2. Torrent, J., Del Campillo, M.C. & Barron, V. 2015. Predicting cation

exchange capacity from hygroscopic moisture in agricultural soils of

Western Europe. Spanish Journal of Agricultural Research, 13, 1–3. doi:

10.5424/sjar/2015134-8212.

If you have the information of soil organic matter, texture, clay content and pH then probably you may derive a formula to guess the CEC of the soil. But, I should prefer the direct and accurate estimation which is relatively easy procedure and less time consuming.

As mentioned by me earlier if one knows the organic matter status and clay content or clay mineral composition of soil one can compute the soil CEC.The following presentation explains well the concept of CEC and its determination in detail.Page 9 in the presentation gives an example of estimation of CEC.

Soil colloids and cation exchange capacity what should you know.Chapter 8 , p.316-362

web.utk.edu/~drtd0c/Soil Colloids.pdf

CEC can be measure first you have to establish soil pH

I used a methodology in which you determine the CEC from duplicated samples. In one of them you destroy the OM through dry combustion (furnace) or wet disgestion (dichromate) and than determine the CEC in both samples and calculated the CEC from OM by the difference.

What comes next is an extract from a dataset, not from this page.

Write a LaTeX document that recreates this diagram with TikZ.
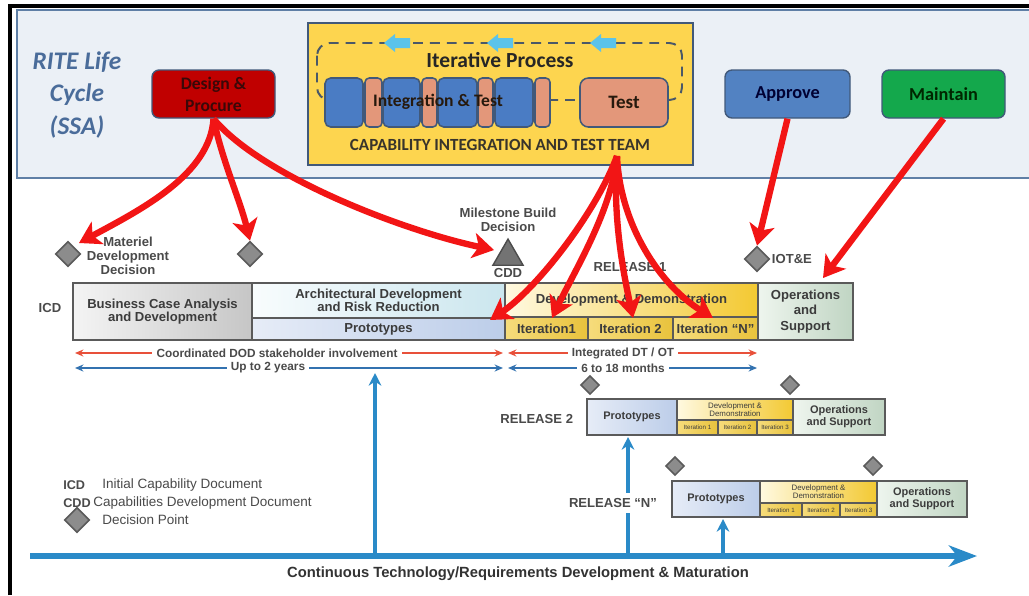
\documentclass[tikz,border=0pt]{standalone}
\usepackage{fontspec}
\setmainfont{Liberation Sans}
\newfontfamily\calfont{Carlito}
\usetikzlibrary{arrows.meta,fit,shapes.geometric}
\definecolor{panelbg}{HTML}{EBF0F6}
\definecolor{panelline}{HTML}{5F7FA6}
\definecolor{boxline}{HTML}{41597A}
\definecolor{ritetext}{HTML}{4A6C9A}
\definecolor{dpred}{HTML}{C00000}
\definecolor{dptext}{HTML}{3A0808}
\definecolor{citgold}{HTML}{FDD54F}
\definecolor{itblue}{HTML}{4A7CC4}
\definecolor{itsalmon}{HTML}{E3977A}
\definecolor{appblue}{HTML}{5282C2}
\definecolor{maingreen}{HTML}{14A84C}
\definecolor{loopgray}{HTML}{4A5868}
\definecolor{arrcyan}{HTML}{5BC3EA}
\definecolor{callred}{HTML}{F21515}
\definecolor{axisblue}{HTML}{2A8AC8}
\definecolor{spanred}{HTML}{E8503A}
\definecolor{spanblue}{HTML}{3372B0}
\definecolor{bartext}{HTML}{3C3C3C}
\definecolor{barline}{HTML}{5A5A5A}
\definecolor{labelgray}{HTML}{4A4A4A}
\definecolor{diagray}{HTML}{8C8C8C}
\definecolor{bcalight}{HTML}{F4F4F4}
\definecolor{bcadark}{HTML}{C6C6C6}
\definecolor{adrlight}{HTML}{F8FCFD}
\definecolor{adrdark}{HTML}{CBE6EE}
\definecolor{prolight}{HTML}{E6ECF7}
\definecolor{prodark}{HTML}{BCCDE9}
\definecolor{ddlight}{HTML}{FFF9E0}
\definecolor{dddark}{HTML}{F3C932}
\definecolor{itlight}{HTML}{F6DC7C}
\definecolor{itdark}{HTML}{E8C23C}
\definecolor{opslight}{HTML}{EEF5EE}
\definecolor{opsdark}{HTML}{C0D5C3}

\begin{document}
\begin{tikzpicture}[x=0.025cm, y=-0.025cm,
  box/.style={inner sep=0pt, rounded corners=5pt, draw=boxline, line width=1pt},
  boxtext/.style={font=\calfont\bfseries\fontsize{13}{15.5}\selectfont, align=center, inner sep=0pt},
  blk/.style={inner sep=0pt, rounded corners=4pt, draw=boxline, line width=1.1pt},
  seg/.style={inner sep=0pt, draw=barline, line width=0.8pt},
  segtext/.style={inner sep=0pt, text=bartext, align=center, font=\bfseries\fontsize{9.3}{9.4}\selectfont},
  smalltext/.style={segtext, font=\bfseries\fontsize{7.8}{8.6}\selectfont},
  tinytext/.style={segtext, font=\fontsize{5.6}{5.8}\selectfont},
  itertext/.style={segtext, font=\fontsize{4.4}{5}\selectfont},
  iterfill/.style={left color=itlight, right color=itdark},
  bca/.style={left color=bcalight, right color=bcadark},
  adr/.style={left color=adrlight, right color=adrdark},
  proto/.style={left color=prolight, right color=prodark},
  ddm/.style={left color=ddlight, right color=dddark},
  ops/.style={left color=opslight, right color=opsdark},
  decision/.style={diamond, aspect=1, inner sep=0pt, minimum width=0.63cm, minimum height=0.63cm,
    fill=diagray, draw=barline, line width=1.1pt},
  smalldecision/.style={decision, minimum width=0.47cm, minimum height=0.47cm},
  lbl/.style={font=\bfseries\fontsize{9.3}{10}\selectfont, text=labelgray, align=center},
  spanlbl/.style={font=\bfseries\fontsize{8.4}{9}\selectfont, text=labelgray, fill=white, inner sep=3pt},
  legend/.style={font=\fontsize{9.6}{10}\selectfont, text=labelgray, anchor=west, inner sep=0pt},
  legendkey/.style={font=\bfseries\fontsize{9}{10}\selectfont, text=labelgray, anchor=west, inner sep=0pt},
  callout/.style={draw=callred, line width=4.5pt, -{Stealth[length=15pt,width=18pt,inset=4pt]}},
  spanred/.style={draw=spanred, line width=1.3pt,
    {Stealth[length=6pt,width=5pt]}-{Stealth[length=6pt,width=5pt]}},
  spanblue/.style={draw=spanblue, line width=1.3pt,
    {Stealth[length=6pt,width=5pt]}-{Stealth[length=6pt,width=5pt]}},
  uparrow/.style={draw=axisblue, line width=2.2pt, -{Stealth[length=9pt,width=9pt]}},
  cyanarrow/.pic={\fill[arrcyan] (-13,0) -- (-2,-9) -- (-2,-5) -- (13,-5) -- (13,5) -- (-2,5) -- (-2,9) -- cycle;}
]
\useasboundingbox (0,0) rectangle (1029,595);
\fill[white] (0,0) rectangle (1029,595);

% page frame
\draw[black, line width=2.2pt] (10,595) -- (10,6) -- (1029,6);

% ---------- RITE life cycle panel ----------
\node[fit={(17,10) (1045,178)}, inner sep=0pt, fill=panelbg, draw=panelline, line width=1.5pt] (panel) {};
\node[font=\calfont\bfseries\itshape\fontsize{18}{23.4}\selectfont, text=ritetext, align=center] (rite) at (77,95) {RITE Life\\Cycle\\(SSA)};

\node[box, fit={(152,70) (275,118)}, fill=dpred] (dp) {};
\node[boxtext, font=\calfont\bfseries\fontsize{12.5}{15.5}\selectfont, text=dptext] (dpt) at (dp.center) {Design \&\\Procure};

% capability integration and test team
\node[fit={(308,23) (693,165)}, inner sep=0pt, fill=citgold, draw=boxline, line width=1.2pt] (cit) {};
\draw[loopgray, line width=1.4pt, dash pattern=on 7pt off 5pt, rounded corners=9pt] (317,43) rectangle (682,100);
\pic at (397,43) {cyanarrow};
\pic at (500,43) {cyanarrow};
\pic at (603,43) {cyanarrow};
\node[font=\calfont\bfseries\fontsize{15.3}{16}\selectfont, text=black!85] (iter) at (500,60) {Iterative Process};

\node[blk, fit={(325,78) (363,127)}, fill=itblue] (ib1) {};
\node[blk, fit={(365,78) (382,127)}, fill=itsalmon, rounded corners=3pt] (is1) {};
\node[blk, fit={(383,78) (420,127)}, fill=itblue] (ib2) {};
\node[blk, fit={(422,78) (437,127)}, fill=itsalmon, rounded corners=3pt] (is2) {};
\node[blk, fit={(438,78) (477,127)}, fill=itblue] (ib3) {};
\node[blk, fit={(478,78) (493,127)}, fill=itsalmon, rounded corners=3pt] (is3) {};
\node[blk, fit={(495,78) (533,127)}, fill=itblue] (ib4) {};
\node[blk, fit={(535,78) (550,127)}, fill=itsalmon, rounded corners=3pt] (is4) {};
\node[font=\calfont\bfseries\fontsize{12.5}{13}\selectfont, text=black!80!brown] (intest) at (438,102) {Integration \& Test};
\node[blk, fit={(580,78) (668,127)}, fill=itsalmon, rounded corners=6pt] (test) {};
\node[boxtext, font=\calfont\bfseries\fontsize{13.5}{14}\selectfont, text=black!80!brown] (testt) at (test.center) {Test};
\node[font=\calfont\bfseries\fontsize{12.1}{13}\selectfont, text=black!80!olive] (citlbl) at (500,145)
  {CAPABILITY INTEGRATION AND TEST TEAM};

\node[box, fit={(725,70) (850,118)}, fill=appblue] (app) {};
\node[boxtext, text=black!80!blue] (appt) at (app.center) {Approve};
\node[box, fit={(882,70) (1005,118)}, fill=maingreen] (mnt) {};
\node[boxtext, text=black!85!green] (mntt) at (mnt.center) {Maintain};

% ---------- decision points and milestones ----------
\node[decision] (d1) at (68,254) {};
\node[lbl] (mdd) at (128,256) {Materiel\\Development\\Decision};
\node[decision] (d2) at (250,254) {};
\node[regular polygon, regular polygon sides=3, minimum size=0.87cm, inner sep=0pt,
  fill=black!55, draw=black!70, line width=1pt] (tri) at (508,256.5) {};
\node[lbl] (mbd) at (508,220) {Milestone Build\\Decision};
\node[lbl] (cdd) at (508,273) {CDD};
\node[lbl] (rel1) at (630,267) {RELEASE 1};
\node[decision] (d3) at (757,259) {};
\node[lbl, anchor=west] (iote) at (767,259) {IOT\&E};

% ---------- release 1 bar ----------
\node[lbl] (icd) at (50,308) {ICD};
\node[seg, bca, fit={(73,283) (252,340)}] (bcad) {};
\node[segtext, font=\bfseries\fontsize{9.3}{9.6}\selectfont] (bcadt) at (bcad.center) {Business Case Analysis\\and Development};
\node[seg, adr, fit={(252,283) (505,318)}] (adrr) {};
\node[segtext, font=\bfseries\fontsize{9.3}{9}\selectfont] (adrrt) at (adrr.center) {Architectural Development\\and Risk Reduction};
\node[seg, proto, fit={(252,318) (505,340)}] (pro1) {};
\node[segtext] (pro1t) at (pro1.center) {Prototypes};
\node[seg, ddm, fit={(505,283) (758,317)}] (dd1) {};
\node[segtext] (dd1t) at (dd1.center) {Development \& Demonstration};
\node[seg, iterfill, fit={(505,317) (588,340)}] (it1) {};
\node[segtext] (it1t) at (it1.center) {Iteration1};
\node[seg, iterfill, fit={(588,317) (673,340)}] (it2) {};
\node[segtext] (it2t) at (it2.center) {Iteration 2};
\node[seg, iterfill, fit={(673,317) (758,340)}] (itn) {};
\node[segtext] (itnt) at (itn.center) {Iteration “N”};
\node[seg, ops, fit={(758,283) (853,340)}] (ops1) {};
\node[segtext, font=\bfseries\fontsize{9.3}{10.8}\selectfont] (ops1t) at (ops1.center) {Operations\\and\\Support};

% spans below the bar
\coordinate (r1a) at (75,353);  \coordinate (r1b) at (503,353);
\coordinate (r2a) at (508,353); \coordinate (r2b) at (757,353);
\coordinate (b1a) at (75,368);  \coordinate (b1b) at (503,368);
\coordinate (b2a) at (508,368); \coordinate (b2b) at (757,368);
\draw[spanred] (r1a) -- (r1b);
\draw[spanred] (r2a) -- (r2b);
\draw[spanblue] (b1a) -- (b1b);
\draw[spanblue] (b2a) -- (b2b);
\node[spanlbl] (coord) at (277,353) {Coordinated DOD stakeholder involvement};
\node[spanlbl] (dtot) at (623,353) {Integrated DT / OT};
\node[spanlbl, inner ysep=1pt] (two) at (268,368) {Up to 2 years};
\node[spanlbl, inner ysep=1pt] (sixt) at (623,368) {6 to 18 months};

% ---------- release 2 ----------
\node[smalldecision] (e1) at (590,385) {};
\node[smalldecision] (e2) at (790,385) {};
\node[lbl, anchor=east] (rel2) at (578,419) {RELEASE 2};
\node[seg, proto, fit={(587,399) (677,435)}] (pro2) {};
\node[smalltext] (pro2t) at (pro2.center) {Prototypes};
\node[seg, ddm, fit={(677,399) (793,420)}] (dd2) {};
\node[tinytext] (dd2t) at (dd2.center) {Development \&\\Demonstration};
\node[seg, iterfill, fit={(677,420) (718,435)}] (i21) {};
\node[itertext] (i21t) at (i21.center) {Iteration 1};
\node[seg, iterfill, fit={(718,420) (757,435)}] (i22) {};
\node[itertext] (i22t) at (i22.center) {Iteration 2};
\node[seg, iterfill, fit={(757,420) (793,435)}] (i23) {};
\node[itertext] (i23t) at (i23.center) {Iteration 3};
\node[seg, ops, fit={(793,399) (885,435)}] (ops2) {};
\node[smalltext] (ops2t) at (ops2.center) {Operations\\and Support};

% ---------- release N ----------
\node[smalldecision] (f1) at (675,466) {};
\node[smalldecision] (f2) at (873,466) {};
\node[seg, proto, fit={(672,481) (760,517)}] (pron) {};
\node[smalltext] (pront) at (pron.center) {Prototypes};
\node[seg, ddm, fit={(760,481) (877,503)}] (ddn) {};
\node[tinytext] (ddnt) at (ddn.center) {Development \&\\Demonstration};
\node[seg, iterfill, fit={(760,503) (802,517)}] (in1) {};
\node[itertext] (in1t) at (in1.center) {Iteration 1};
\node[seg, iterfill, fit={(802,503) (840,517)}] (in2) {};
\node[itertext] (in2t) at (in2.center) {Iteration 2};
\node[seg, iterfill, fit={(840,503) (877,517)}] (in3) {};
\node[itertext] (in3t) at (in3.center) {Iteration 3};
\node[seg, ops, fit={(877,481) (967,517)}] (opsn) {};
\node[smalltext] (opsnt) at (opsn.center) {Operations\\and Support};

% ---------- technology axis ----------
\coordinate (ax0) at (30,556);
\coordinate (ax1) at (977,556);
\draw[axisblue, line width=3.6pt, -{Stealth[length=20pt,width=15pt,inset=6pt]}] (ax0) -- (ax1);
\coordinate (v1) at (375,556); \coordinate (v1t) at (375,373);
\coordinate (v2) at (628,556); \coordinate (v2t) at (628,437);
\coordinate (v3) at (723,556); \coordinate (v3t) at (723,519);
\draw[uparrow] (v1) -- (v1t);
\draw[uparrow] (v2) -- (v2t);
\draw[uparrow] (v3) -- (v3t);
\node[lbl, fill=white, inner sep=4pt] (relN) at (613,503) {RELEASE “N”};
\node[font=\bfseries\fontsize{10.5}{11}\selectfont, text=black!80] (ctrd) at (518,574)
  {Continuous Technology/Requirements Development \& Maturation};

% ---------- legend ----------
\node[legendkey] (lk1) at (63,485) {ICD};
\node[legend] (lt1) at (102,485) {Initial Capability Document};
\node[legendkey] (lk2) at (63,503) {CDD};
\node[legend] (lt2) at (93,503) {Capabilities Development Document};
\node[decision] (lk3) at (77,520) {};
\node[legend] (lt3) at (102,520) {Decision Point};

% ---------- callouts from the RITE activities ----------
\coordinate (tipA) at (79,243);
\coordinate (tipC) at (494,250);
\coordinate (citout) at (617,156);
\coordinate (tipP) at (490,320);
\coordinate (tipI1) at (552,318);
\coordinate (tipI2) at (633,318);
\coordinate (tipIN) at (713,318);
\coordinate (tipO) at (823,278);
\draw[callout] (dp.south) .. controls (210,175) and (140,210) .. (tipA);
\draw[callout] (dp.south) .. controls (222,160) and (240,200) .. (d2.north);
\draw[callout] (dp.south) .. controls (260,175) and (400,230) .. (tipC);
\draw[callout] (citout) .. controls (595,215) and (535,290) .. (tipP);
\draw[callout] (citout) .. controls (612,210) and (575,270) .. (tipI1);
\draw[callout] (citout) .. controls (612,220) and (625,280) .. (tipI2);
\draw[callout] (citout) .. controls (620,225) and (660,285) .. (tipIN);
\draw[callout] (app.south) -- (d3.north);
\draw[callout] (mnt.south) -- (tipO);
\end{tikzpicture}
\end{document}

Citation from "Building soils for better crops" Magdoff & Van Es (2009)

Estimating organic matter's contribution to a soil's CEC

The CEC of a soil is usually expressed in terms of the numer of milliquivalents (meq) of negative charges per 100 grams of soil.

(The actual number of charges represented by one meq is about 6 followed by 20 zeros) - avogadro / 1000 : (6 X 10^23) / 1000 = 6 X 10^20

A useful rule of thumb for estimating the CEC due to organic matter is as follows:

For every pH unit above pH 4.5, there is 1 meq of CEC in 100 grams of soil for every percent of organic of organic matter.

(Don't forget that there will be CEC due to clays)

Example 1: pH = 5.0 and SOM = 3% ---> (5.0-4.5) X 3 = 1.5 meq/100g

Example 2: pH = 6.0 and SOM = 3% ---> (6.0-4.5) X 3 = 4.5 meq/100g

Example 3: pH = 7.0 and SOM = 3% ---> (7.0-4.5) X 3 = 7.5 meq/100g

Example 4: pH = 7.0 and SOM = 4% ---> (7.0-4.5) X 4 = 10 meq/100g

If you have the clay content, you can do a "better" estimate:

Calculation of CEC with %clay and %OM.

With this formula assume average CEC for % OM=200 meq/100g

and the average CEC for % clay=50 meq/100g .

Therefore:

CEC = (%OM x 200) + (%Clay x 50)

From soil data:

Soil with 2% (0.02) OM

and 10% (0.1) Clay

CEC = (200 x 0.02 + (50 x 0.1) = (4 + 5) = 9 meq/100 g

Be aware that clay types have an important influence.

I think it will be a rough estimation of CEC only considering the organic matter of the soil since CEC of a given soil greatly influenced not only by organic matter content but also by clay type and amount. Therefore, considering clay mineralogy of the soil is very crucial to determine the CEC of the soil.